Maybe it’s fitting that Mob’s name is only one letter off from “moe”, because he’s one of those characters you just want to protect with all your ability. It’s the world’s blessing that it was Mob that was cursed with the powers he has, and they’re a burden on him. He’s forced himself to cut himself off from his emotions to protect those he loves, and indeed the world – but he’s a boy who feels emotions so deeply that suppressing them constantly is a curse in its own right. And now, when he’s finally coming to terms with the idea that he needs to allow himself to feel, he’s slapped in the face with all the darkness of the human soul – a reminder of the temptations that someone who can do what Mob can do will be faced with every day.
There are the bullies – typical lowlife spotty thugs Mob could grind to dust with one of his eyelashes. But he dare not, so he’s forced to allow himself to be humiliated – even as Dimple, then Ritsu, then the Body Improvement Club show up to (over)react on his behalf. Then a client drawn by Reigen’s 90’s-vintage website, who orders Reigen to curse someone for him. Reigen would never do that of course, but the man won’t take no for an answer. To Reigen, who’s both a good man and a con man, BS-ing a fake curse and refusing to take any money is a logical way out, but poor Mob sees the big picture – he worries about sending a man off into the world believing that he’s cursed someone (with good reason, as it turns out).
It doesn’t get any better from there. First we have another web referral, a woman who believes she’s being stalked by a spirit – but it turns out to be the pervert-next-door using OBE’s to spy on her. Mob is horrified to see the change in the woman’s tone when she finds out that her stalker was a human. And finally, some college A-holes who drag Reigen (and Mob) off into the mountains to protect them while they pose for a “spirit photo” at a supposedly haunted spot, then bail without paying and them the boys stranded. Worse yet, when they actually see a ghost (a young boy) in their photo, they insist that Reigen take them back to the abandoned house in the mountains to exorcise it – because it’s “creepy that it even exists”. Take note of the wonderful shots Tachikawa-sensei inserts of Mob in the back seat between the students – he looks so trapped. It’s a wonderful metaphor, since almost everyone can remember those moments as a kid, trapped in the back seat, powerless about where you were going…
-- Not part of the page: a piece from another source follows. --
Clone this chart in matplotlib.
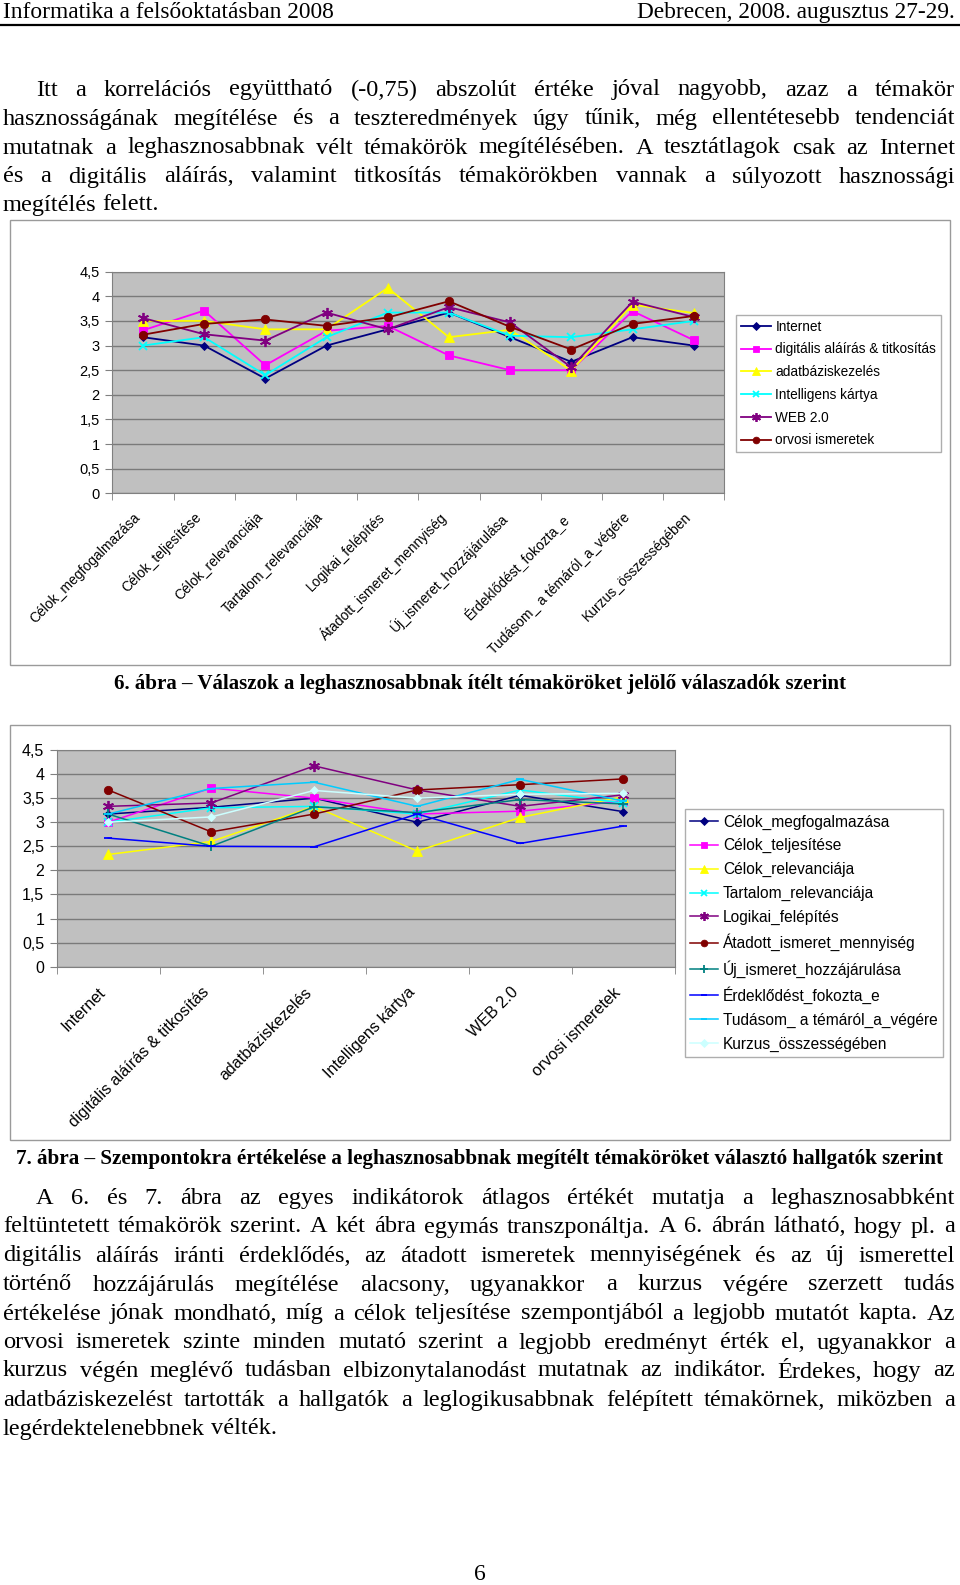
import matplotlib
matplotlib.use("Agg")
import matplotlib.pyplot as plt
from matplotlib.patches import Rectangle
from matplotlib.lines import Line2D
from matplotlib.transforms import ScaledTranslation
import numpy as np

W, H = 960, 1585
SERIF = "Liberation Serif"
SANS = "Liberation Sans"

# criteria (x axis of fig. 6, series of fig. 7)
criteria = ["Célok_megfogalmazása", "Célok_teljesítése", "Célok_relevanciája",
            "Tartalom_relevanciája", "Logikai_felépítés", "Átadott_ismeret_mennyiség",
            "Új_ismeret_hozzájárulása", "Érdeklődést_fokozta_e",
            "Tudásom_ a témáról_a_végére", "Kurzus_összességében"]
# topics (series of fig. 6, x axis of fig. 7)
topics = ["Internet", "digitális aláírás & titkosítás", "adatbáziskezelés",
          "Intelligens kártya", "WEB 2.0", "orvosi ismeretek"]

internet    = [3.17, 3.00, 2.33, 3.00, 3.33, 3.67, 3.17, 2.67, 3.17, 3.00]
digitalis   = [3.31, 3.71, 2.60, 3.30, 3.40, 2.80, 2.50, 2.50, 3.70, 3.11]
adatbazis   = [3.50, 3.50, 3.33, 3.33, 4.17, 3.17, 3.32, 2.49, 3.83, 3.66]
intelligens = [3.00, 3.17, 2.40, 3.17, 3.67, 3.67, 3.20, 3.17, 3.33, 3.50]
web20       = [3.56, 3.23, 3.10, 3.67, 3.33, 3.78, 3.47, 2.56, 3.89, 3.58]
orvosi      = [3.22, 3.44, 3.53, 3.40, 3.57, 3.90, 3.38, 2.92, 3.44, 3.60]

fig = plt.figure(figsize=(W / 100, H / 100), dpi=100)
rend = fig.canvas.get_renderer()


def fx(x): return x / W
def fy(y): return 1 - y / H


def para(lines, ys, x0=3, x1=955, indent=33, size=17.6):
    # justified paragraph, last line left aligned
    for i, (line, y) in enumerate(zip(lines, ys)):
        words = line.split(" ")
        start = x0 + (indent if i == 0 else 0)
        ts = [fig.text(0, fy(y), w, fontsize=size, family=SERIF, va="center") for w in words]
        widths = [t.get_window_extent(rend).width for t in ts]
        if i < len(lines) - 1 and len(words) > 1:
            gap = max((x1 - start - sum(widths)) / (len(words) - 1), 2.5)
        else:
            gap = size * 100 / 72 * 0.25
        x = start
        for t, w in zip(ts, widths):
            t.set_x(fx(x)); x += w + gap


# header
fig.text(fx(3), fy(12.5), "Informatika a felsőoktatásban 2008", fontsize=16.8, family=SERIF, va="center")
fig.text(fx(955), fy(12.5), "Debrecen, 2008. augusztus 27-29.", fontsize=16.8, family=SERIF, va="center", ha="right")
fig.add_artist(Line2D([0, 1], [fy(25)] * 2, color="black", lw=1.6))

para(["Itt a korrelációs együttható (-0,75) abszolút értéke jóval nagyobb, azaz a témakör",
      "hasznosságának megítélése és a teszteredmények úgy tűnik, még ellentétesebb tendenciát",
      "mutatnak a leghasznosabbnak vélt témakörök megítélésében. A tesztátlagok csak az Internet",
      "és a digitális aláírás, valamint titkosítás témakörökben vannak a súlyozott hasznossági",
      "megítélés felett."],
     [90, 119, 148, 177, 205])

colors = ["#000080", "#FF00FF", "#FFFF00", "#00FFFF", "#800080", "#800000",
          "#008080", "#0000FF", "#00CCFF", "#CCFFFF"]
markers = ["D", "s", "^", "x", (6, 2, 0), "o", "+", "_", "_", "D"]
msizes = [4.5, 5.5, 6.5, 6, 8, 6, 7, 6, 6, 4.5]


def chart(box, axrect, cats, series, names, tick_fs, lab_fs, lab_dx, lab_pad, leg_xy, leg_fs, leg_sp, leg_hl, lw):
    fig.add_artist(Rectangle((fx(box[0]), fy(box[3])), (box[2] - box[0]) / W, (box[3] - box[1]) / H,
                             transform=fig.transFigure, fill=False, edgecolor="#9a9a9a", lw=1))
    x0, y0, x1, y1 = axrect
    ax = fig.add_axes([fx(x0), fy(y1), (x1 - x0) / W, (y1 - y0) / H])
    ax.set_facecolor("#C0C0C0")
    n = len(cats)
    xs = np.arange(n)
    for k, (vals, name) in enumerate(zip(series, names)):
        ax.plot(xs, vals, color=colors[k], marker=markers[k], ms=msizes[k], lw=lw,
                mew=1.3 if markers[k] in ("x", "+", "_") or isinstance(markers[k], tuple) else 0.6,
                mfc=colors[k], mec=colors[k], label=name, zorder=3)
    ax.set_xlim(-0.5, n - 0.5)
    ax.set_ylim(0, 4.5)
    ax.set_yticks(np.arange(0, 4.51, 0.5))
    ax.set_yticklabels([f"{v:g}".replace(".", ",") for v in np.arange(0, 4.51, 0.5)],
                       fontsize=tick_fs, family=SANS)
    ax.yaxis.grid(True, color="#7a7a7a", lw=1)
    ax.set_axisbelow(True)
    ax.set_xticks(xs)
    ax.set_xticks(np.arange(-0.5, n, 1), minor=True)
    ax.tick_params(axis="x", which="major", length=0, pad=lab_pad)
    ax.tick_params(axis="x", which="minor", length=5, color="#808080")
    ax.tick_params(axis="y", length=5, color="#808080", pad=4)
    ax.set_xticklabels(cats, rotation=45, ha="right", rotation_mode="anchor",
                       fontsize=lab_fs, family=SANS)
    shift = ScaledTranslation(lab_dx / 100, 0, fig.dpi_scale_trans)
    for t in ax.xaxis.get_major_ticks():
        t.label1.set_transform(t.label1.get_transform() + shift)
    for s in ax.spines.values():
        s.set_color("#808080")
    leg = ax.legend(loc="upper left", bbox_to_anchor=(fx(leg_xy[0]), fy(leg_xy[1])),
                    bbox_transform=fig.transFigure, borderaxespad=0, frameon=True, fancybox=False,
                    edgecolor="#9a9a9a", prop={"family": SANS, "size": leg_fs},
                    labelspacing=leg_sp, handlelength=leg_hl, handletextpad=0.35, borderpad=0.35,
                    markerscale=0.8)
    leg.get_frame().set_linewidth(1)
    return ax


# fig. 6
chart((10, 220, 950, 665), (112.3, 271.7, 724.3, 493.3), criteria,
      [internet, digitalis, adatbazis, intelligens, web20, orvosi], topics,
      10.5, 10.0, -10, 12, (736, 315), 9.8, 0.64, 2.2, 1.3)
fig.text(0.5, fy(684), "6. ábra – Válaszok a leghasznosabbnak ítélt témaköröket jelölő válaszadók szerint",
         fontsize=15.1, family=SERIF, weight="bold", ha="center", va="center")

# fig. 7 (transpose of fig. 6)
table = np.array([internet, digitalis, adatbazis, intelligens, web20, orvosi]).T
chart((10, 725, 950, 1140), (56.7, 750, 674.7, 966.7), topics,
      list(table), criteria,
      11.5, 11.6, -10, 13, (685, 809), 11.2, 0.56, 1.75, 1.1)
fig.text(0.5, fy(1159), "7. ábra – Szempontokra értékelése a leghasznosabbnak megítélt témaköröket választó hallgatók szerint",
         fontsize=15.2, family=SERIF, weight="bold", ha="center", va="center")

para(["A 6. és 7. ábra az egyes indikátorok átlagos értékét mutatja a leghasznosabbként",
      "feltüntetett témakörök szerint. A két ábra egymás transzponáltja. A 6. ábrán látható, hogy pl. a",
      "digitális aláírás iránti érdeklődés, az átadott ismeretek mennyiségének és az új ismerettel",
      "történő hozzájárulás megítélése alacsony, ugyanakkor a kurzus végére szerzett tudás",
      "értékelése jónak mondható, míg a célok teljesítése szempontjából a legjobb mutatót kapta. Az",
      "orvosi ismeretek szinte minden mutató szerint a legjobb eredményt érték el, ugyanakkor a",
      "kurzus végén meglévő tudásban elbizonytalanodást mutatnak az indikátor. Érdekes, hogy az",
      "adatbáziskezelést tartották a hallgatók a leglogikusabbnak felépített témakörnek, miközben a",
      "legérdektelenebbnek vélték."],
     [1198.5, 1227, 1256, 1285, 1314, 1343, 1371, 1400.5, 1429])

fig.text(0.5, fy(1574), "6", fontsize=17, family=SERIF, ha="center", va="center")

fig.savefig("out.png", dpi=100)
For poor Mob, this is perhaps his greatest existential crisis as a psychic. These are not evil spirits, but a family who’ve stayed behind after dying tragically because they didn’t want to separate. Even when Dimple tries to goad the father into killing the students when they continue to insist on an exorcism (this seemed harsh on Dimple’s part, but in hindsight it was necessary), the ghost refuses to turn. Reigen is torn, not wanting to piss off the client and not quite seeing the magnitude of the problem. But for Mob, that magnitude is 8.0 – he’s being forced into a decision he should never have to make, another burden heaped on him because of his power.
Reigen is Mob’s great protector, no question, but he was pretty careless here. No matter how much empathy he has for Mob, he can’t truly understand the pressures Mob is faced with – and what might seem trivial or simple to Reigen is viscerally terrifying to Mob. He does realize this, just in the nick of time – and it’s reassuring to know he (and Dimple too) will always be in Mob’s corner. But I can’t help being gutted at what Mob has to endure, all because of something he never asked for and was given no choice over. The saddest part of all this is that no matter how much Reigen or Ritsu or anyone else may want to protect him, ultimately Mob has to face his terrors on his own – because he’s the only one who understands what it means to be the person he is.